** START **
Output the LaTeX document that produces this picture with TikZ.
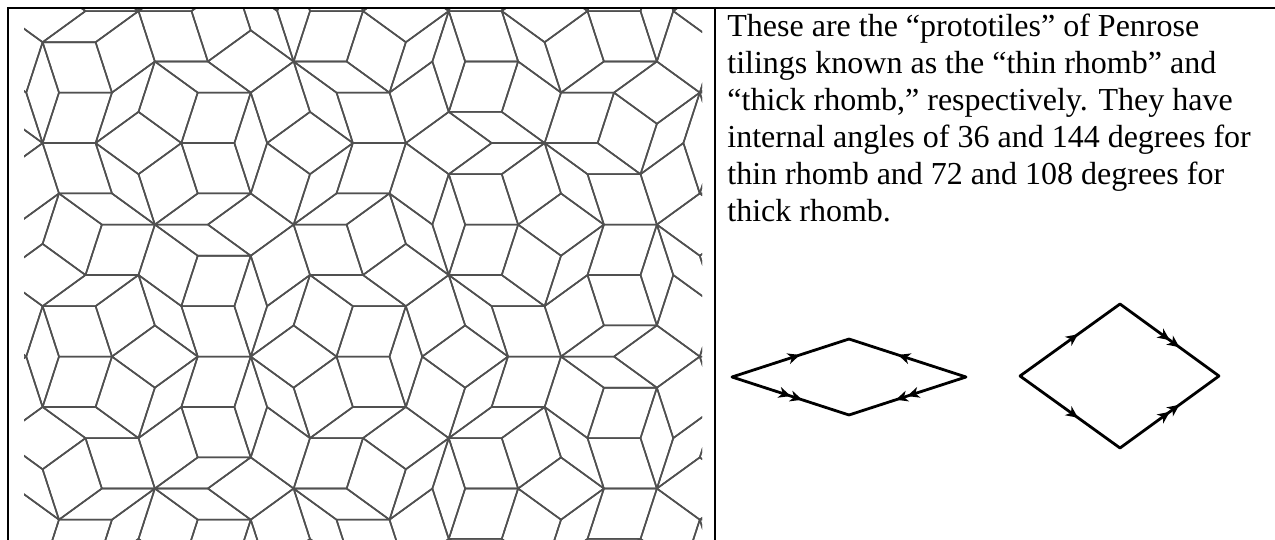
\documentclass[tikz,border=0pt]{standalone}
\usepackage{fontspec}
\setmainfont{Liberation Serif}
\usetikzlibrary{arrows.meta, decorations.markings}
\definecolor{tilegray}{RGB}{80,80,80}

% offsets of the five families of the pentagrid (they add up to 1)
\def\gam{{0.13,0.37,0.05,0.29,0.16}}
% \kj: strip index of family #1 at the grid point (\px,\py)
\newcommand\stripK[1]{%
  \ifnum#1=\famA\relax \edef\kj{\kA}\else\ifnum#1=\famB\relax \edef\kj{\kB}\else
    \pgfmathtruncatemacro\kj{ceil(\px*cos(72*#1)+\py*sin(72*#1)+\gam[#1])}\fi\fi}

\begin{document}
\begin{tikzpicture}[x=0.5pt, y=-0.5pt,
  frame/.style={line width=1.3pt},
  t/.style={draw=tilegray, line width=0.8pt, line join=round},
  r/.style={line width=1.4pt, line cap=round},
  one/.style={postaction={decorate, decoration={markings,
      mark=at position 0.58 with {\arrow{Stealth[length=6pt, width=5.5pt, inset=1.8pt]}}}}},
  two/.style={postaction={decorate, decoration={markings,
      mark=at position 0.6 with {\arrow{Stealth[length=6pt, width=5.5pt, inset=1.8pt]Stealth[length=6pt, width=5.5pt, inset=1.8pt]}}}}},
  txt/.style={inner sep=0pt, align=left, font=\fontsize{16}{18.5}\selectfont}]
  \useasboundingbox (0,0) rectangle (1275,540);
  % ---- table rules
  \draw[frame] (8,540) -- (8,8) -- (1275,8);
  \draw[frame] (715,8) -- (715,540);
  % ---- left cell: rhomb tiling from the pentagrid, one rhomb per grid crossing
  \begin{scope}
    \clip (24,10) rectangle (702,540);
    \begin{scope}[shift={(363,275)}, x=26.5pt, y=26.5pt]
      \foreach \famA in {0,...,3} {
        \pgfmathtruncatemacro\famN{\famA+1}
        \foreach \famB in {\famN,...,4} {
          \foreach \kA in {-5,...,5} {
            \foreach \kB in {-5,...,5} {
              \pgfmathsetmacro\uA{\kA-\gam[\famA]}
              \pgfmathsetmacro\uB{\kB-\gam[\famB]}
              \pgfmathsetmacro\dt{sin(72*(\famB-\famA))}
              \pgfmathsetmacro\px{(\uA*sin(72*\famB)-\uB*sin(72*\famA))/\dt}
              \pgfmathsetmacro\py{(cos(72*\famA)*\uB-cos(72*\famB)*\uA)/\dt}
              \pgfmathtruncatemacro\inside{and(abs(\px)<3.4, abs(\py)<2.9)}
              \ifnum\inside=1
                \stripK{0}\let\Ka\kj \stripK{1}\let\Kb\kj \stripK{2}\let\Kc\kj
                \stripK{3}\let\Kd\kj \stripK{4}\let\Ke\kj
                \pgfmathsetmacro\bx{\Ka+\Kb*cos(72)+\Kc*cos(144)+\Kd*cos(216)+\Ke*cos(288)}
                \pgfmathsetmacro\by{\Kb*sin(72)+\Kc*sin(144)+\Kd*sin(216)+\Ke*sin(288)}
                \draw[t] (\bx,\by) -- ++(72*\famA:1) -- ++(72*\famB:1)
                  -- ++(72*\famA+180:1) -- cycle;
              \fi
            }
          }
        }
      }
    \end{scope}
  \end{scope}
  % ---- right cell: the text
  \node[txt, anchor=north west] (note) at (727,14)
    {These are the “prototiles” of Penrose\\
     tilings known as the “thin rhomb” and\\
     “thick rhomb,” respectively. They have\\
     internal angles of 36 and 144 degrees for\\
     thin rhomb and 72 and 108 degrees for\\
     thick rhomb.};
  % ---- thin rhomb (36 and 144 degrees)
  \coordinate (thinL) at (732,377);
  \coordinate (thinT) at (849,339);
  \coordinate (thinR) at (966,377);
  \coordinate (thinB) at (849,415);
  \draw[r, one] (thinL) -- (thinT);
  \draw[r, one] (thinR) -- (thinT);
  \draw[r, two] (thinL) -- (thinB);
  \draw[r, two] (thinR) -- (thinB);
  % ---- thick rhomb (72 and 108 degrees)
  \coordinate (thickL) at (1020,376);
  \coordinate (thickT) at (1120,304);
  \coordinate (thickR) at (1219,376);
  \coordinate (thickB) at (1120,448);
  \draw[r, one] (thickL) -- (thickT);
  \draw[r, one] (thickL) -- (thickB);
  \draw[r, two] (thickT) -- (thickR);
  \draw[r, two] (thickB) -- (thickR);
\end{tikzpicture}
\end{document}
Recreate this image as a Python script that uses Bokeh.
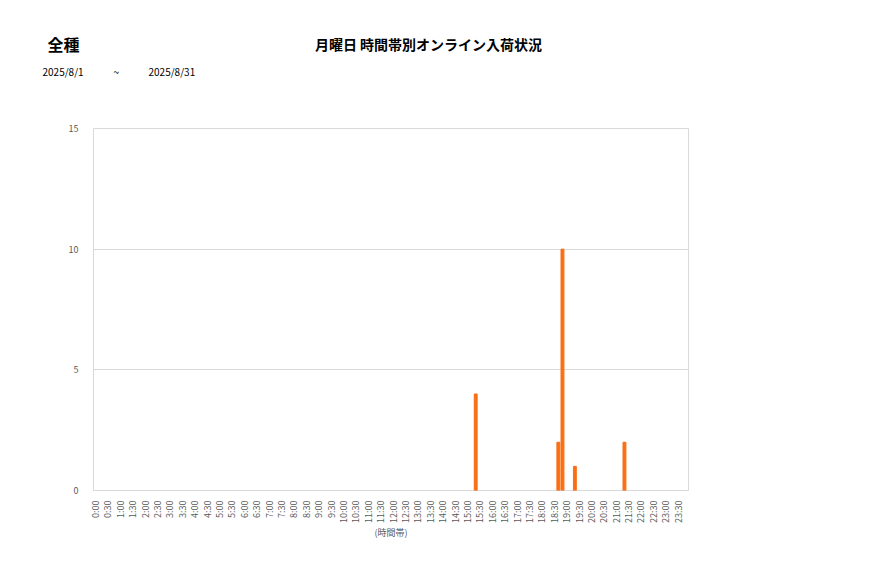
** END **
What you will do -> Copy everything in the records above except the pictures, exactly as written.

Worked answer ->
Output the LaTeX document that produces this picture with TikZ.
\documentclass[tikz,border=0pt]{standalone}
\usepackage{fontspec}
\setmainfont{Liberation Serif}
\usetikzlibrary{arrows.meta, decorations.markings}
\definecolor{tilegray}{RGB}{80,80,80}

% offsets of the five families of the pentagrid (they add up to 1)
\def\gam{{0.13,0.37,0.05,0.29,0.16}}
% \kj: strip index of family #1 at the grid point (\px,\py)
\newcommand\stripK[1]{%
  \ifnum#1=\famA\relax \edef\kj{\kA}\else\ifnum#1=\famB\relax \edef\kj{\kB}\else
    \pgfmathtruncatemacro\kj{ceil(\px*cos(72*#1)+\py*sin(72*#1)+\gam[#1])}\fi\fi}

\begin{document}
\begin{tikzpicture}[x=0.5pt, y=-0.5pt,
  frame/.style={line width=1.3pt},
  t/.style={draw=tilegray, line width=0.8pt, line join=round},
  r/.style={line width=1.4pt, line cap=round},
  one/.style={postaction={decorate, decoration={markings,
      mark=at position 0.58 with {\arrow{Stealth[length=6pt, width=5.5pt, inset=1.8pt]}}}}},
  two/.style={postaction={decorate, decoration={markings,
      mark=at position 0.6 with {\arrow{Stealth[length=6pt, width=5.5pt, inset=1.8pt]Stealth[length=6pt, width=5.5pt, inset=1.8pt]}}}}},
  txt/.style={inner sep=0pt, align=left, font=\fontsize{16}{18.5}\selectfont}]
  \useasboundingbox (0,0) rectangle (1275,540);
  % ---- table rules
  \draw[frame] (8,540) -- (8,8) -- (1275,8);
  \draw[frame] (715,8) -- (715,540);
  % ---- left cell: rhomb tiling from the pentagrid, one rhomb per grid crossing
  \begin{scope}
    \clip (24,10) rectangle (702,540);
    \begin{scope}[shift={(363,275)}, x=26.5pt, y=26.5pt]
      \foreach \famA in {0,...,3} {
        \pgfmathtruncatemacro\famN{\famA+1}
        \foreach \famB in {\famN,...,4} {
          \foreach \kA in {-5,...,5} {
            \foreach \kB in {-5,...,5} {
              \pgfmathsetmacro\uA{\kA-\gam[\famA]}
              \pgfmathsetmacro\uB{\kB-\gam[\famB]}
              \pgfmathsetmacro\dt{sin(72*(\famB-\famA))}
              \pgfmathsetmacro\px{(\uA*sin(72*\famB)-\uB*sin(72*\famA))/\dt}
              \pgfmathsetmacro\py{(cos(72*\famA)*\uB-cos(72*\famB)*\uA)/\dt}
              \pgfmathtruncatemacro\inside{and(abs(\px)<3.4, abs(\py)<2.9)}
              \ifnum\inside=1
                \stripK{0}\let\Ka\kj \stripK{1}\let\Kb\kj \stripK{2}\let\Kc\kj
                \stripK{3}\let\Kd\kj \stripK{4}\let\Ke\kj
                \pgfmathsetmacro\bx{\Ka+\Kb*cos(72)+\Kc*cos(144)+\Kd*cos(216)+\Ke*cos(288)}
                \pgfmathsetmacro\by{\Kb*sin(72)+\Kc*sin(144)+\Kd*sin(216)+\Ke*sin(288)}
                \draw[t] (\bx,\by) -- ++(72*\famA:1) -- ++(72*\famB:1)
                  -- ++(72*\famA+180:1) -- cycle;
              \fi
            }
          }
        }
      }
    \end{scope}
  \end{scope}
  % ---- right cell: the text
  \node[txt, anchor=north west] (note) at (727,14)
    {These are the “prototiles” of Penrose\\
     tilings known as the “thin rhomb” and\\
     “thick rhomb,” respectively. They have\\
     internal angles of 36 and 144 degrees for\\
     thin rhomb and 72 and 108 degrees for\\
     thick rhomb.};
  % ---- thin rhomb (36 and 144 degrees)
  \coordinate (thinL) at (732,377);
  \coordinate (thinT) at (849,339);
  \coordinate (thinR) at (966,377);
  \coordinate (thinB) at (849,415);
  \draw[r, one] (thinL) -- (thinT);
  \draw[r, one] (thinR) -- (thinT);
  \draw[r, two] (thinL) -- (thinB);
  \draw[r, two] (thinR) -- (thinB);
  % ---- thick rhomb (72 and 108 degrees)
  \coordinate (thickL) at (1020,376);
  \coordinate (thickT) at (1120,304);
  \coordinate (thickR) at (1219,376);
  \coordinate (thickB) at (1120,448);
  \draw[r, one] (thickL) -- (thickT);
  \draw[r, one] (thickL) -- (thickB);
  \draw[r, two] (thickT) -- (thickR);
  \draw[r, two] (thickB) -- (thickR);
\end{tikzpicture}
\end{document}
Recreate this image as a Python script that uses Bokeh.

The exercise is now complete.